EXERCISE: Take the listing from its first line through the line that contains "labeled_counts = [160, 197, 448]" and please retype those lines exactly, leaving out the pictures.

GIVEN INFORMATION:
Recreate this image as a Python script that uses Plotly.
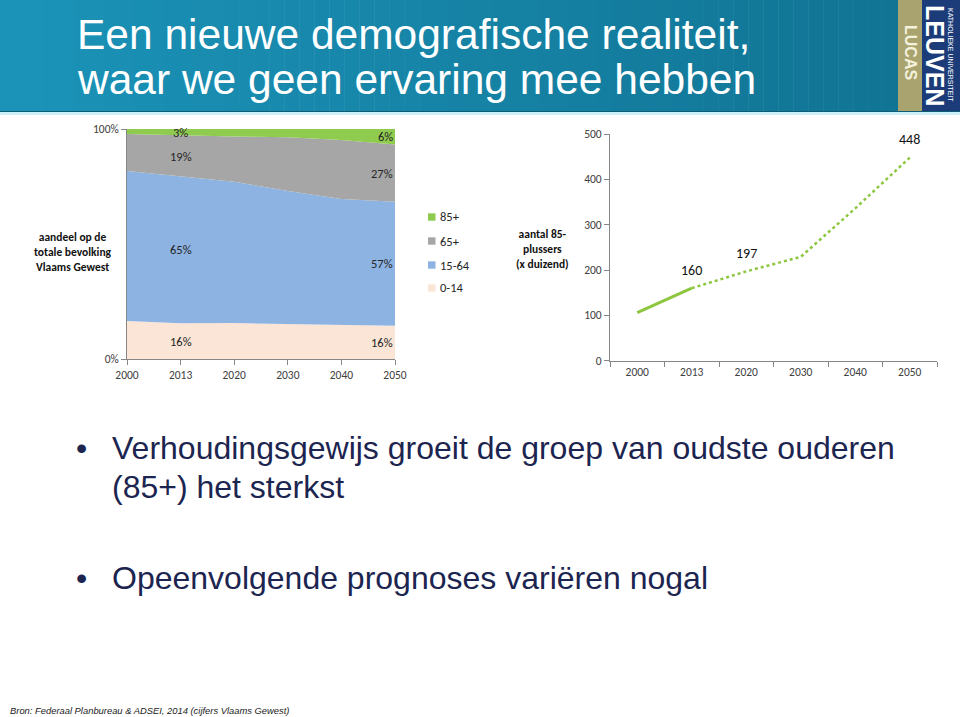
import plotly.graph_objects as go

# ---------------- data ----------------
years = ['2000', '2013', '2020', '2030', '2040', '2050']
group_names = ['0-14', '15-64', '65+', '85+']
share_0_14 = [16.5, 15.5, 15.6, 15.3, 14.8, 14.5]
share_15_64 = [65.2, 63.8, 61.5, 57.7, 54.8, 53.9]
share_65_84 = [16.1, 17.8, 19.6, 23.4, 25.6, 24.9]
share_85 = [2.2, 2.9, 3.3, 3.6, 4.8, 6.7]
labels_2013 = ['16%', '65%', '19%', '3%']
labels_2050 = ['16%', '57%', '27%', '6%']

years_hist = ['2000', '2013']
count_85_hist = [106, 160]
years_proj = ['2013', '2020', '2030', '2040', '2050']
count_85_proj = [160, 197, 229, 336, 448]
labeled_years = ['2013', '2020', '2050']
labeled_counts = [160, 197, 448]

W, H = 960, 717
def px(x):
    return x / W
def py(y):
    return 1 - y / H

colors = ['#FBE5D6', '#8DB3E2', '#A6A6A6', '#8FCB4F']
series = [share_0_14, share_15_64, share_65_84, share_85]

fig = go.Figure()
for n, s, c in zip(group_names, series, colors):
    fig.add_trace(go.Scatter(x=years, y=s, name=n, stackgroup='a', mode='lines',
                             line=dict(width=0), fillcolor=c, showlegend=False,
                             xaxis='x', yaxis='y', hoverinfo='skip'))

green = '#8DC63F'
fig.add_trace(go.Scatter(x=years_hist, y=count_85_hist, mode='lines',
                         line=dict(color=green, width=3), showlegend=False,
                         xaxis='x2', yaxis='y2'))
fig.add_trace(go.Scatter(x=years_proj, y=count_85_proj, mode='lines',
                         line=dict(color=green, width=2.5, dash='dot'), showlegend=False,
                         xaxis='x2', yaxis='y2'))

chart_font = 'Carlito, Lato, Open Sans, sans-serif'
axis_col = '#868686'
tick_font = dict(family=chart_font, size=11.5, color='#404040')
ax_common = dict(showline=True, linecolor=axis_col, linewidth=1, ticks='outside', ticklen=5,
                 tickcolor=axis_col, tickwidth=1, tickfont=tick_font, showgrid=False,
                 zeroline=False, automargin=False)

fig.update_layout(
    template='none',
    autosize=True, margin=dict(l=0, r=0, t=0, b=0, pad=0, autoexpand=False),
    paper_bgcolor='white', plot_bgcolor='rgba(0,0,0,0)', showlegend=False,
    xaxis=dict(domain=[px(127), px(395)], anchor='y', type='category', range=[0, 5],
               categoryorder='array', categoryarray=years, **ax_common),
    yaxis=dict(domain=[py(359), py(129)], anchor='x', range=[0, 100],
               tickvals=[0, 100], ticktext=['0%', '100%'], **ax_common),
    xaxis2=dict(domain=[px(610), px(937)], anchor='y2', type='category', range=[-0.5, 5.5],
                tickson='boundaries', categoryorder='array', categoryarray=years, **ax_common),
    yaxis2=dict(domain=[py(360.7), py(134)], anchor='x2', range=[0, 500], dtick=100,
                **ax_common),
)

shapes = []
annotations = []

# ---------- header gradient ----------
c0 = (27, 147, 184)
c1 = (17, 116, 148)
n = 60
hx = 898
for i in range(n):
    t = i / (n - 1)
    c = tuple(int(round(a + (b - a) * t)) for a, b in zip(c0, c1))
    shapes.append(dict(type='rect', xref='paper', yref='paper',
                       x0=px(hx * i / n), x1=px(hx * (i + 1) / n + 0.5),
                       y0=py(111), y1=py(0), line=dict(width=0),
                       fillcolor='rgb(%d,%d,%d)' % c, layer='below'))
shapes.append(dict(type='rect', xref='paper', yref='paper', x0=px(898), x1=px(922),
                   y0=py(111), y1=py(0), line=dict(width=0), fillcolor='#A9A46F', layer='below'))
shapes.append(dict(type='rect', xref='paper', yref='paper', x0=px(922), x1=px(960),
                   y0=py(111), y1=py(0), line=dict(width=0), fillcolor='#1B3C79', layer='below'))
shapes.append(dict(type='rect', xref='paper', yref='paper', x0=0, x1=1,
                   y0=py(112), y1=py(111), line=dict(width=0), fillcolor='#0D5C74', layer='below'))
shapes.append(dict(type='rect', xref='paper', yref='paper', x0=0, x1=1,
                   y0=py(115), y1=py(112), line=dict(width=0), fillcolor='#CDEFF7', layer='below'))

title_font = dict(family='Liberation Sans, Arial, sans-serif', size=42.5, color='white')
annotations.append(dict(text='Een nieuwe demografische realiteit,', xref='paper', yref='paper',
                        x=px(75), y=py(35), xanchor='left', yanchor='middle',
                        showarrow=False, font=title_font))
annotations.append(dict(text='waar we geen ervaring mee hebben', xref='paper', yref='paper',
                        x=px(75), y=py(79), xanchor='left', yanchor='middle',
                        showarrow=False, font=title_font))
annotations.append(dict(text='<b>LUCAS</b>', xref='paper', yref='paper', x=px(910), y=py(52),
                        textangle=90, showarrow=False, xanchor='center', yanchor='middle',
                        font=dict(family='Liberation Sans, Arial', size=16, color='#F4F1DC')))
annotations.append(dict(text='<b>LEUVEN</b>', xref='paper', yref='paper', x=px(935), y=py(55),
                        textangle=90, showarrow=False, xanchor='center', yanchor='middle',
                        font=dict(family='Liberation Sans, Arial', size=25, color='white')))
annotations.append(dict(text='KATHOLIEKE UNIVERSITEIT', xref='paper', yref='paper', x=px(951), y=py(55),
                        textangle=90, showarrow=False, xanchor='center', yanchor='middle',
                        font=dict(family='Liberation Sans, Arial', size=7, color='white')))

# ---------- left chart data labels (band centres) ----------
lab_font = dict(family=chart_font, size=12.5, color='#262626')
for idx, labels, anchor in [(1, labels_2013, 'center'), (5, labels_2050, 'right')]:
    base = 0
    for s, lab in zip(series, labels):
        v = s[idx]
        annotations.append(dict(text=lab, x=idx, y=base + v / 2, xref='x', yref='y',
                                showarrow=False, xanchor=anchor, yanchor='middle', font=lab_font))
        base += v

# ---------- right chart data labels ----------
for yr, v in zip(labeled_years, labeled_counts):
    annotations.append(dict(text=str(v), x=years.index(yr), y=v, xref='x2', yref='y2',
                            showarrow=False, yshift=18, xanchor='center', yanchor='middle',
                            font=dict(family=chart_font, size=14, color='#111111')))

# ---------- axis titles ----------
bold_font = dict(family=chart_font, size=11.5, color='#111111')
annotations.append(dict(text='<b>aandeel op de<br>totale bevolking<br>Vlaams Gewest</b>',
                        xref='paper', yref='paper', x=px(73), y=py(252), showarrow=False,
                        xanchor='center', yanchor='middle', align='center', font=bold_font))
annotations.append(dict(text='<b>aantal 85-<br>plussers<br>(x duizend)</b>',
                        xref='paper', yref='paper', x=px(542), y=py(249), showarrow=False,
                        xanchor='center', yanchor='middle', align='center', font=bold_font))

# ---------- custom legend ----------
leg_y = [288, 265, 241, 217]
for name, c, yy in zip(group_names, colors, leg_y):
    shapes.append(dict(type='rect', xref='paper', yref='paper', x0=px(428), x1=px(435.5),
                       y0=py(yy + 3.7), y1=py(yy - 3.7), line=dict(width=0), fillcolor=c))
    annotations.append(dict(text=name, xref='paper', yref='paper', x=px(438), y=py(yy),
                            showarrow=False, xanchor='left', yanchor='middle',
                            font=dict(family=chart_font, size=12.5, color='#262626')))

# ---------- bullets ----------
bfont = dict(family='Liberation Sans, Arial, sans-serif', size=32, color='#1C2550')
for yy, txt, bullet in [(448, 'Verhoudingsgewijs groeit de groep van oudste ouderen', True),
                        (487, '(85+) het sterkst', False),
                        (578, 'Opeenvolgende prognoses variëren nogal', True)]:
    annotations.append(dict(text=txt, xref='paper', yref='paper', x=px(110), y=py(yy),
                            showarrow=False, xanchor='left', yanchor='middle', font=bfont))
    if bullet:
        annotations.append(dict(text='•', xref='paper', yref='paper', x=px(81), y=py(yy),
                                showarrow=False, xanchor='center', yanchor='middle', font=bfont))

annotations.append(dict(text='<i>Bron: Federaal Planbureau &amp; ADSEI, 2014 (cijfers Vlaams Gewest)</i>',
                        xref='paper', yref='paper', x=px(8), y=py(710), showarrow=False,
                        xanchor='left', yanchor='middle',
                        font=dict(family='Liberation Sans, Arial, sans-serif', size=9.4, color='#222222')))

fig.update_layout(shapes=shapes, annotations=annotations)
fig.write_html('out.html', default_width='100vw', default_height='100vh',
               config={'responsive': True},
               post_script="document.documentElement.style.margin='0';document.body.style.margin='0';"
                           "document.body.style.padding='0';document.body.style.overflow='hidden';"
                           "window.dispatchEvent(new Event('resize'));")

SOLUTION FOR THIS TASK:
Recreate this image as a Python script that uses Plotly.
import plotly.graph_objects as go

# ---------------- data ----------------
years = ['2000', '2013', '2020', '2030', '2040', '2050']
group_names = ['0-14', '15-64', '65+', '85+']
share_0_14 = [16.5, 15.5, 15.6, 15.3, 14.8, 14.5]
share_15_64 = [65.2, 63.8, 61.5, 57.7, 54.8, 53.9]
share_65_84 = [16.1, 17.8, 19.6, 23.4, 25.6, 24.9]
share_85 = [2.2, 2.9, 3.3, 3.6, 4.8, 6.7]
labels_2013 = ['16%', '65%', '19%', '3%']
labels_2050 = ['16%', '57%', '27%', '6%']

years_hist = ['2000', '2013']
count_85_hist = [106, 160]
years_proj = ['2013', '2020', '2030', '2040', '2050']
count_85_proj = [160, 197, 229, 336, 448]
labeled_years = ['2013', '2020', '2050']
labeled_counts = [160, 197, 448]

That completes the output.